Barely, barely touch the canvas.
See, pick up some of this purplish color, let it become part of your shadows.
And over here we're just gonna sort of let it fade away right into nothing.
There we go, maybe this comes right down, there it is, you knew it was there.
And I hope this painting gives you ideas.
You know, we're not trying to give you things just to copy, we're trying to give you ideas and we're trying to teach you a technique and then turn you loose on the world.
Okay, let's put a few more little grassy things in here.
These paintings can be done in any color.
They don't have to be done in just purple, you could do them in any color.
Now, maybe up in here we'll show a little bit of snow, a little bit of light.
My home's in Fairbanks, Alaska so I like to do snow paintings, I see a lot of snow where I live.
There we are, just let these fade right on off into nothing, just right on away.
See how easy that is?
Now then, let's go back over to this tree over here and finish this up.
Lift up just a little bit here and there like so, and let it go.
Then I'm gonna bring in a little bit of snow, little highlight here and there, let the sun play across.
Okay now, while I've got this brush going with a little bit of the blue on it, let's put some indication of a little bit of snow on the trees.
We'll start with this one here.
We don't want a great deal, I don't want to lose the dark values here so I just put some little indications here and there.
There we are.
Just a few.
Now, let's go over into the clump of trees and do exactly the same thing, just touch just here and there, just a few.
Just a few, drop them in.
Dark down there, darker, darker, darker as it goes down toward the bottom.
Very, very dark.
Very, very dark, let it go.
A few up here on that one and we're in business.
Let's put a little bit of water in this painting.
All we need to do is go right in here with our large brush and pick up a little bit of the dark color.
Decide where you want your water to be, maybe it lives right there, and pull straight down.
Even though you're going around the corner, still pull straight down.
And, that easy, that easy, we'll create some beautiful, beautiful little reflections straight down.
There we go.
Now, very lightly, go across, makes it look like water.
Let's put a few little stones and stuff here, back into the purple color and decide where you want a little stone to be and just lay in some paint like that, that's all there is to it.
Maybe there's a little stone that lives right there, there he is, see, just lay it in.

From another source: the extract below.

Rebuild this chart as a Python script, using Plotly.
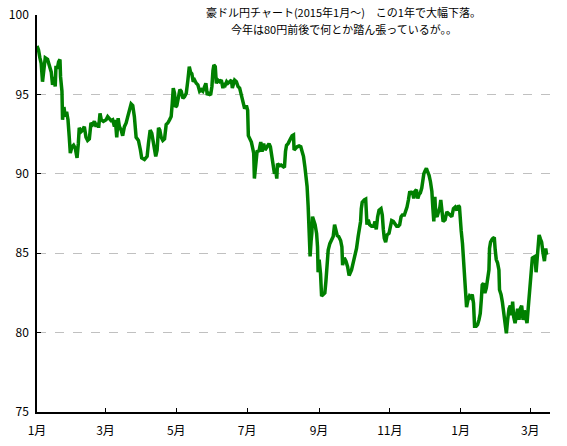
import pandas as pd
import plotly.graph_objects as go

# Days elapsed since 2015-01-01 and AUD/JPY rate
days = [0, 1.3, 2.5, 3.6, 4.75, 6.0, 7.1, 9.1, 10.5, 12.3, 13.4, 14.6, 15.7, 16.3, 17.7, 18.6, 19.8, 20.3,
        21.5, 22.0, 23.2, 24.4, 25.5, 26.7, 27.8, 28.7, 30.1, 31.5, 33.0, 34.5, 35.6, 36.4, 37.9, 39.3,
        40.8, 42.2, 43.6, 45.1, 46.5, 47.9, 49.4, 50.9, 52.2, 53.1, 54.3, 55.4, 57.2, 59.5, 60.9, 62.4,
        63.8, 65.2, 66.7, 67.5, 68.7, 69.9, 71.0, 72.5, 73.8, 75.3, 76.8, 78.2, 79.6, 81.1, 82.5, 83.9,
        85.4, 87.4, 89.1, 90.2, 92.6, 94.9, 96.0, 97.5, 98.9, 100.1, 101.2, 102.3, 103.5, 104.7, 105.8,
        107.0, 108.4, 109.9, 111.3, 112.7, 114.2, 115.6, 116.5, 117.4, 118.5, 119.4, 120.5, 121.9, 123.1,
        124.3, 125.7, 127.1, 128.6, 130.0, 131.2, 132.3, 133.4, 134.6, 135.8, 137.2, 138.6, 140.1, 141.5,
        142.9, 144.4, 145.5, 146.7, 147.8, 149.6, 150.7, 151.6, 152.4, 153.6, 154.5, 155.9, 157.3, 158.8,
        160.2, 161.1, 162.3, 163.4, 164.5, 166.0, 167.5, 168.3, 169.4, 170.3, 171.8, 173.2, 174.6, 176.1,
        177.5, 178.9, 180.4, 181.5, 182.1, 183.3, 184.7, 185.6, 186.7, 187.3, 188.4, 189.6, 191.3, 192.8,
        193.9, 195.3, 196.5, 198.2, 199.9, 201.1, 202.3, 203.4, 204.6, 205.7, 206.6, 207.2, 208.6, 210.3,
        212.0, 213.2, 214.1, 215.0, 216.3, 217.2, 218.4, 219.8, 221.0, 221.5, 222.7, 224.1, 225.8, 227.3,
        228.4, 229.6, 230.8, 231.9, 232.7, 233.6, 234.5, 235.3, 236.2, 236.8, 237.4, 238.5, 239.6, 240.9,
        241.7, 242.2, 243.1, 244.3, 245.2, 246.6, 248.0, 248.9, 250.0, 250.9, 252.3, 253.8, 255.2, 256.4,
        257.5, 258.7, 259.9, 261.6, 262.7, 263.3, 264.7, 266.2, 267.6, 268.9, 271.0, 272.4, 273.9, 275.3,
        276.7, 277.9, 278.8, 279.4, 280.2, 282.0, 283.2, 283.7, 284.3, 285.4, 286.6, 288.3, 290.1, 291.2,
        292.3, 293.5, 294.7, 296.4, 297.5, 298.4, 299.2, 300.4, 301.6, 303.3, 304.4, 305.6, 307.0, 308.5,
        309.9, 311.3, 312.5, 313.7, 314.8, 316.5, 317.7, 318.8, 320.0, 321.2, 322.3, 323.4, 324.6, 325.7,
        326.9, 328.1, 329.2, 330.3, 331.5, 332.4, 333.3, 334.4, 335.5, 336.7, 337.8, 339.0, 340.2, 341.1,
        341.9, 342.8, 343.6, 344.7, 345.9, 347.1, 347.9, 348.8, 349.9, 351.6, 353.1, 354.5, 356.0, 357.4,
        358.8, 360.3, 361.8, 363.1, 364.0, 364.6, 365.5, 366.6, 367.5, 368.3, 369.2, 370.1, 371.3, 372.6,
        373.8, 375.0, 376.1, 377.0, 378.4, 379.6, 380.8, 381.9, 382.8, 383.6, 384.7, 385.9, 387.1, 388.2,
        389.4, 389.9, 390.8, 392.3, 394.0, 394.8, 395.7, 396.8, 398.0, 398.5, 399.8, 400.9, 402.0, 403.2,
        404.4, 405.5, 406.7, 407.8, 409.0, 409.8, 410.7, 411.9, 413.0, 414.1, 415.3, 416.4, 417.6, 418.8,
        419.9, 421.0, 422.2, 423.3, 424.2, 425.1, 425.9, 426.8, 427.9, 429.1, 430.0, 430.9, 431.7, 432.6,
        433.7, 434.8, 436.0, 437.2, 438.3, 439.1]

rates = [98.05, 97.8, 97.3, 96.96, 95.8, 96.7, 97.3, 97.2, 96.85, 96.4, 95.6, 96.1, 95.5, 96.7, 96.7, 97.05, 97.2, 96.1,
         95.2, 93.4, 94.2, 93.6, 93.9, 93.4, 92.3, 91.3, 91.7, 91.8, 91.6, 91.0, 91.9, 92.9, 92.65, 92.75,
         92.97, 92.3, 92.1, 92.2, 93.2, 93.1, 93.3, 92.97, 93.2, 92.9, 93.8, 93.4, 93.3, 93.4, 93.6, 93.5,
         93.35, 93.4, 92.97, 93.4, 92.3, 93.5, 92.97, 92.75, 92.4, 92.97, 93.2, 93.6, 94.0, 94.4, 94.3, 93.6,
         92.3, 92.1, 91.5, 91.0, 90.9, 91.1, 91.9, 92.75, 92.55, 91.9, 91.5, 91.1, 91.5, 92.9, 92.75,
         92.3, 92.1, 92.2, 93.1, 93.2, 93.4, 93.6, 94.4, 95.4, 95.07, 94.2, 94.3, 94.85, 95.3,
         95.2, 94.75, 94.85, 95.07, 95.9, 96.75, 96.4, 96.3, 95.8, 95.9, 95.7, 95.6, 95.2, 95.3,
         95.2, 95.5, 95.7, 94.96, 95.07, 94.96, 95.5, 96.5, 96.85, 96.75, 95.7, 95.9, 95.8, 95.9,
         95.4, 95.7, 95.6, 95.8, 95.7, 95.8, 95.9, 95.4, 95.7, 95.9, 95.8, 95.5, 95.4, 94.85,
         94.4, 94.1, 94.3, 94.0, 92.4, 92.2, 92.0, 91.7, 91.3, 89.7, 90.9, 91.4, 91.45, 92.0,
         91.4, 91.9, 91.5, 91.7, 91.9, 91.7, 91.2, 90.45, 90.0, 90.2, 89.7, 90.65, 90.5, 90.55,
         90.45, 90.4, 91.4, 91.8, 91.9, 92.1, 92.2, 92.4, 92.45, 91.5, 91.6, 91.7, 91.75, 91.7,
         91.4, 91.1, 90.45, 89.9, 89.2, 88.0, 86.7, 84.8, 85.8, 86.25, 87.3, 87.1, 86.8, 86.25,
         85.4, 83.8, 84.6, 83.7, 82.3, 82.4, 82.5, 83.2, 84.4, 85.2, 85.6, 85.8, 86.05, 86.8,
         86.35, 86.1, 86.05, 85.8, 85.4, 84.25, 84.7, 84.5, 84.15, 83.6, 83.95, 84.4, 84.8, 85.3,
         86.05, 86.6, 87.0, 87.8, 88.2, 88.35, 88.4, 87.7, 86.8, 87.1, 86.8, 86.7, 86.7, 87.0,
         86.5, 87.3, 87.7, 87.8, 87.4, 86.5, 85.95, 85.7, 86.15, 86.25, 86.8, 87.05, 87.0, 86.8,
         86.7, 86.7, 86.8, 87.3, 87.4, 87.4, 87.6, 87.9, 88.35, 88.9, 88.7, 88.9, 88.45, 88.9,
         89.0, 88.45, 88.7, 88.8, 89.1, 89.7, 90.0, 90.2, 90.35, 90.1, 89.9, 89.5, 88.9, 87.8,
         87.0, 88.55, 87.4, 87.3, 87.6, 87.9, 88.35, 87.4, 87.0, 87.1, 87.6, 87.5, 87.4, 87.3,
         87.8, 87.9, 87.7, 88.0, 87.9, 87.1, 86.4, 85.6, 84.6, 83.6, 82.7, 81.6, 82.05, 82.3,
         82.2, 82.4, 81.85, 80.4, 80.4, 80.5, 80.8, 81.2, 82.05, 83.0, 83.1, 82.5, 82.8, 83.3,
         83.95, 85.3, 85.7, 85.9, 86.0, 85.2, 84.6, 84.4, 83.95, 82.7, 82.4, 81.95, 81.2, 80.6,
         79.95, 80.8, 81.5, 81.7, 81.1, 81.95, 81.0, 80.6, 81.2, 81.5, 80.8, 81.5, 81.7, 80.8,
         81.4, 80.9, 80.6, 81.6, 82.6, 83.6, 84.4, 84.7, 84.75, 84.8, 83.8, 84.6, 85.6, 86.15,
         85.9, 85.7, 85.0, 84.5, 85.3, 84.9]

tick_dates = ["2015-01-01", "2015-03-01", "2015-05-01", "2015-07-01",
              "2015-09-01", "2015-11-01", "2016-01-01", "2016-03-01"]
tick_labels = ["1月", "3月", "5月", "7月", "9月", "11月", "1月", "3月"]
y_ticks = [75, 80, 85, 90, 95, 100]

title_lines = ["豪ドル円チャート(2015年1月～)　この1年で大幅下落。",
               "今年は80円前後で何とか踏ん張っているが。。"]

dates = pd.Timestamp("2015-01-01") + pd.to_timedelta(days, unit="D")

font_family = "Noto Sans CJK JP"

fig = go.Figure()
fig.add_trace(go.Scatter(
    x=dates, y=rates, mode="lines",
    line=dict(color="#008000", width=3.5),
    hoverinfo="x+y", showlegend=False,
))

fig.update_layout(
    width=567, height=446,
    margin=dict(l=37, r=17, t=15, b=34),
    paper_bgcolor="white", plot_bgcolor="white",
    font=dict(family=font_family, size=12, color="black"),
    xaxis=dict(
        range=["2015-01-01", "2016-03-18"],
        tickvals=tick_dates, ticktext=tick_labels,
        showgrid=False, zeroline=False, automargin=False,
        showline=True, linecolor="black", linewidth=1.5,
        ticks="inside", ticklen=4, tickcolor="black",
        ticklabelstandoff=7,
        tickfont=dict(size=12, family=font_family),
    ),
    yaxis=dict(
        range=[75, 100], tickvals=y_ticks, automargin=False,
        showgrid=True, gridcolor="#c0c0c0", griddash="dash", gridwidth=1,
        zeroline=False,
        showline=True, linecolor="black", linewidth=1.5,
        ticks="inside", ticklen=4, tickcolor="black",
        ticklabelstandoff=4,
        tickfont=dict(size=12, family=font_family),
    ),
)

for line_text, y_pos in zip(title_lines, [1.008, 0.965]):
    fig.add_annotation(
        text=line_text, xref="paper", yref="paper", x=0.598, y=y_pos,
        xanchor="center", yanchor="middle", showarrow=False,
        bgcolor="white", borderpad=0,
        font=dict(size=11, family=font_family, color="black"),
    )

fig.write_html("out.html", config={"displayModeBar": False},
               post_script="document.body.style.margin='0';")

I know, let's have one right here.
Just lay in your little stone.
Then we'll take a little bit of the white, titanium white, and come right over the top of that stone.
Now, there, very lightly, just right over the top, just like so.
Bit of white, and let's lay some snow on that stone and you can put as many stones in here as you want.
As many as you want, let them go.
Tell you what, let's add a little blue to this one, put it over here maybe in the shadow and there.
Just let it come across like that.
Maybe this comes right on down, just let it go.
There we are.
See and you pick up a little of that color and it makes it look like a shadow.
You know, we don't make mistakes, we have happy accidents so let it happen, learn to use anything that happens.
Alright, now we needs a water line here.
Clean up the edges and finish this little painting up so we'll take a little bit of the magic white and I'm gonna put it on the palette, pull it out very, very flat and then cut across it.
Just cut across it, you have a very thin line of paint on the knife.
And we'll go right up here and act just like you're trying to cut a hole in the canvas.
Just like you're trying to saw a hole right through it, push very hard.
We use a very, very firm pressure here just like so.
There, and just let these water lines work right around.
I hope you've enjoyed this, this is a very, very nice little painting, easy to do, it's a good first project.
Get you started, get your blood fired up.
Hope next week you have your almighty brush out and your easel set up, big glass of tea sitting there and ready to go with me.
Let's sign this one and we'll call it finished.
I'll take a little bit of the thin oil, and I did put some permanent red out here which was not on the screen, just for signature, and let's sign right here today.
And that's all there is to it, a thin paint, go right on there.